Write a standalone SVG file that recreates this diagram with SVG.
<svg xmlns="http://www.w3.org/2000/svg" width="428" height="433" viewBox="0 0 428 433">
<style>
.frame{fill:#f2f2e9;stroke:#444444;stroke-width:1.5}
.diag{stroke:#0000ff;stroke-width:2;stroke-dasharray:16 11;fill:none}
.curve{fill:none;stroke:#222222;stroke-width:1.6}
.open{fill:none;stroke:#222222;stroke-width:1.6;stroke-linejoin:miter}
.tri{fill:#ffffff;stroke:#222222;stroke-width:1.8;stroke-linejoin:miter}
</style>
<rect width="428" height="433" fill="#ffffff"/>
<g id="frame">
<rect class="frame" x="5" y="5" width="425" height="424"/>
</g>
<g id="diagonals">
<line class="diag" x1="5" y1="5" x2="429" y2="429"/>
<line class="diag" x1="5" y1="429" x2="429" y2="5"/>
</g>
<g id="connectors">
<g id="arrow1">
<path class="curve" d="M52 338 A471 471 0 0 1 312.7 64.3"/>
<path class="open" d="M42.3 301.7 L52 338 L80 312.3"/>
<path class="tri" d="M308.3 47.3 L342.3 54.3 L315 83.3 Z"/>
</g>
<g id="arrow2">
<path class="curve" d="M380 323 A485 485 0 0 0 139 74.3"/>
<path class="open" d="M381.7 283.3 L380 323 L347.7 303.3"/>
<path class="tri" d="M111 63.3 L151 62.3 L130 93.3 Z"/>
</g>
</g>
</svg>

^^^^

| WRITTEN TASK |
Write down every line of the data exactly as it appears above.

| EXERCISE SOLUTION |
Write a standalone SVG file that recreates this diagram with SVG.
<svg xmlns="http://www.w3.org/2000/svg" width="428" height="433" viewBox="0 0 428 433">
<style>
.frame{fill:#f2f2e9;stroke:#444444;stroke-width:1.5}
.diag{stroke:#0000ff;stroke-width:2;stroke-dasharray:16 11;fill:none}
.curve{fill:none;stroke:#222222;stroke-width:1.6}
.open{fill:none;stroke:#222222;stroke-width:1.6;stroke-linejoin:miter}
.tri{fill:#ffffff;stroke:#222222;stroke-width:1.8;stroke-linejoin:miter}
</style>
<rect width="428" height="433" fill="#ffffff"/>
<g id="frame">
<rect class="frame" x="5" y="5" width="425" height="424"/>
</g>
<g id="diagonals">
<line class="diag" x1="5" y1="5" x2="429" y2="429"/>
<line class="diag" x1="5" y1="429" x2="429" y2="5"/>
</g>
<g id="connectors">
<g id="arrow1">
<path class="curve" d="M52 338 A471 471 0 0 1 312.7 64.3"/>
<path class="open" d="M42.3 301.7 L52 338 L80 312.3"/>
<path class="tri" d="M308.3 47.3 L342.3 54.3 L315 83.3 Z"/>
</g>
<g id="arrow2">
<path class="curve" d="M380 323 A485 485 0 0 0 139 74.3"/>
<path class="open" d="M381.7 283.3 L380 323 L347.7 303.3"/>
<path class="tri" d="M111 63.3 L151 62.3 L130 93.3 Z"/>
</g>
</g>
</svg>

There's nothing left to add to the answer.